WHAT TO PRODUCE: Type out the complete listing below word for word, without its pictures.

DATA EXTRACT:
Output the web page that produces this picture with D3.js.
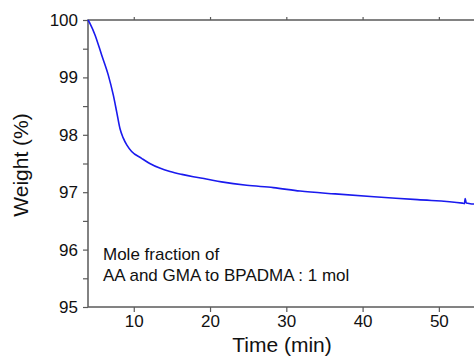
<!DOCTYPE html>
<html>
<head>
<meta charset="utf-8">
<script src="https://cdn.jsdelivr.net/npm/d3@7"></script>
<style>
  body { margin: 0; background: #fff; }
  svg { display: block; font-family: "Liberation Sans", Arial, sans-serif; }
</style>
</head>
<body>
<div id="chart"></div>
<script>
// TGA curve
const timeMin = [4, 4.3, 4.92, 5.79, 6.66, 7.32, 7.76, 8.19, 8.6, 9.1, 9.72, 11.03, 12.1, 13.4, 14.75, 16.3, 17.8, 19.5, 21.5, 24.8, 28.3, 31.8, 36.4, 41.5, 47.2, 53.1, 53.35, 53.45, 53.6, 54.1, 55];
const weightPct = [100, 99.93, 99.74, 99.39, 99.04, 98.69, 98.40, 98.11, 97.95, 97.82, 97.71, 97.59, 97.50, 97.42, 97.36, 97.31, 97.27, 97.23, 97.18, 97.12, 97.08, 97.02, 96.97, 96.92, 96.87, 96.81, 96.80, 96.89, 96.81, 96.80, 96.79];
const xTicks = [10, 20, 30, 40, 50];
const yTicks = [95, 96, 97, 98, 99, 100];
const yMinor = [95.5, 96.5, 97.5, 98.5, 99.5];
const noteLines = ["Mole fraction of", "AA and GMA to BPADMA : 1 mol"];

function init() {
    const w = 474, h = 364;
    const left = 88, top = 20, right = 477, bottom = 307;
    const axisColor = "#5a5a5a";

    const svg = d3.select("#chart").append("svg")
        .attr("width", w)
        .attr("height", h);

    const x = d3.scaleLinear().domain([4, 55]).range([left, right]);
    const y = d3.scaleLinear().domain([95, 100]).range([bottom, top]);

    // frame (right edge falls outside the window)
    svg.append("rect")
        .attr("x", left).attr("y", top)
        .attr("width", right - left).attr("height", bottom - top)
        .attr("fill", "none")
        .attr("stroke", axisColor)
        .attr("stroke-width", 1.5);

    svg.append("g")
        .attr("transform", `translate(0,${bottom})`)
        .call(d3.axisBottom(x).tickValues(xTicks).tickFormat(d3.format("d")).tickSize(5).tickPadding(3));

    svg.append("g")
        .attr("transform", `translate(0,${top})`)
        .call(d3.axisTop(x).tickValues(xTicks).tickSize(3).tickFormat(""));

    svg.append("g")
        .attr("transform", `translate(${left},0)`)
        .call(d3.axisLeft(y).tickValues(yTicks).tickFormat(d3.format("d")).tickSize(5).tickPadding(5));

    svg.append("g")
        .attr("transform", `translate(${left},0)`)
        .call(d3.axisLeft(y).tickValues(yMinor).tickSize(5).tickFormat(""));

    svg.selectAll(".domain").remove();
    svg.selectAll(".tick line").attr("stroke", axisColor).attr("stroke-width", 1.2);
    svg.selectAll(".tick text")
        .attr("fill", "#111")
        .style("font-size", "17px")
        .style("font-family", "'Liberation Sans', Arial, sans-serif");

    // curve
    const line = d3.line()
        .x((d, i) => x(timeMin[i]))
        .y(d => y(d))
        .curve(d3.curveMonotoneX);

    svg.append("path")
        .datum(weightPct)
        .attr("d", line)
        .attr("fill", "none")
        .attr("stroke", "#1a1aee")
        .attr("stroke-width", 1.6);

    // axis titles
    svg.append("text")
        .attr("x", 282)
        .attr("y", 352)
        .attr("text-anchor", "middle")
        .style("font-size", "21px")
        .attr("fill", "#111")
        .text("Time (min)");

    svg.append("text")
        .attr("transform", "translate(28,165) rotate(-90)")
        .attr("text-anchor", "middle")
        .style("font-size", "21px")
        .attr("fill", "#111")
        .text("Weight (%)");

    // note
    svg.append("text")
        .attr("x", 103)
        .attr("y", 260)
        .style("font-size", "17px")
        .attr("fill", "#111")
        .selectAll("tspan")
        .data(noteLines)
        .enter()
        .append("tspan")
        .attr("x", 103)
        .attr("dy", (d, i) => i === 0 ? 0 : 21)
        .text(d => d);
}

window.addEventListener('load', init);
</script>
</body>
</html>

RESPONSE TO THE TASK:
Output the web page that produces this picture with D3.js.
<!DOCTYPE html>
<html>
<head>
<meta charset="utf-8">
<script src="https://cdn.jsdelivr.net/npm/d3@7"></script>
<style>
  body { margin: 0; background: #fff; }
  svg { display: block; font-family: "Liberation Sans", Arial, sans-serif; }
</style>
</head>
<body>
<div id="chart"></div>
<script>
// TGA curve
const timeMin = [4, 4.3, 4.92, 5.79, 6.66, 7.32, 7.76, 8.19, 8.6, 9.1, 9.72, 11.03, 12.1, 13.4, 14.75, 16.3, 17.8, 19.5, 21.5, 24.8, 28.3, 31.8, 36.4, 41.5, 47.2, 53.1, 53.35, 53.45, 53.6, 54.1, 55];
const weightPct = [100, 99.93, 99.74, 99.39, 99.04, 98.69, 98.40, 98.11, 97.95, 97.82, 97.71, 97.59, 97.50, 97.42, 97.36, 97.31, 97.27, 97.23, 97.18, 97.12, 97.08, 97.02, 96.97, 96.92, 96.87, 96.81, 96.80, 96.89, 96.81, 96.80, 96.79];
const xTicks = [10, 20, 30, 40, 50];
const yTicks = [95, 96, 97, 98, 99, 100];
const yMinor = [95.5, 96.5, 97.5, 98.5, 99.5];
const noteLines = ["Mole fraction of", "AA and GMA to BPADMA : 1 mol"];

function init() {
    const w = 474, h = 364;
    const left = 88, top = 20, right = 477, bottom = 307;
    const axisColor = "#5a5a5a";

    const svg = d3.select("#chart").append("svg")
        .attr("width", w)
        .attr("height", h);

    const x = d3.scaleLinear().domain([4, 55]).range([left, right]);
    const y = d3.scaleLinear().domain([95, 100]).range([bottom, top]);

    // frame (right edge falls outside the window)
    svg.append("rect")
        .attr("x", left).attr("y", top)
        .attr("width", right - left).attr("height", bottom - top)
        .attr("fill", "none")
        .attr("stroke", axisColor)
        .attr("stroke-width", 1.5);

    svg.append("g")
        .attr("transform", `translate(0,${bottom})`)
        .call(d3.axisBottom(x).tickValues(xTicks).tickFormat(d3.format("d")).tickSize(5).tickPadding(3));

    svg.append("g")
        .attr("transform", `translate(0,${top})`)
        .call(d3.axisTop(x).tickValues(xTicks).tickSize(3).tickFormat(""));

    svg.append("g")
        .attr("transform", `translate(${left},0)`)
        .call(d3.axisLeft(y).tickValues(yTicks).tickFormat(d3.format("d")).tickSize(5).tickPadding(5));

    svg.append("g")
        .attr("transform", `translate(${left},0)`)
        .call(d3.axisLeft(y).tickValues(yMinor).tickSize(5).tickFormat(""));

    svg.selectAll(".domain").remove();
    svg.selectAll(".tick line").attr("stroke", axisColor).attr("stroke-width", 1.2);
    svg.selectAll(".tick text")
        .attr("fill", "#111")
        .style("font-size", "17px")
        .style("font-family", "'Liberation Sans', Arial, sans-serif");

    // curve
    const line = d3.line()
        .x((d, i) => x(timeMin[i]))
        .y(d => y(d))
        .curve(d3.curveMonotoneX);

    svg.append("path")
        .datum(weightPct)
        .attr("d", line)
        .attr("fill", "none")
        .attr("stroke", "#1a1aee")
        .attr("stroke-width", 1.6);

    // axis titles
    svg.append("text")
        .attr("x", 282)
        .attr("y", 352)
        .attr("text-anchor", "middle")
        .style("font-size", "21px")
        .attr("fill", "#111")
        .text("Time (min)");

    svg.append("text")
        .attr("transform", "translate(28,165) rotate(-90)")
        .attr("text-anchor", "middle")
        .style("font-size", "21px")
        .attr("fill", "#111")
        .text("Weight (%)");

    // note
    svg.append("text")
        .attr("x", 103)
        .attr("y", 260)
        .style("font-size", "17px")
        .attr("fill", "#111")
        .selectAll("tspan")
        .data(noteLines)
        .enter()
        .append("tspan")
        .attr("x", 103)
        .attr("dy", (d, i) => i === 0 ? 0 : 21)
        .text(d => d);
}

window.addEventListener('load', init);
</script>
</body>
</html>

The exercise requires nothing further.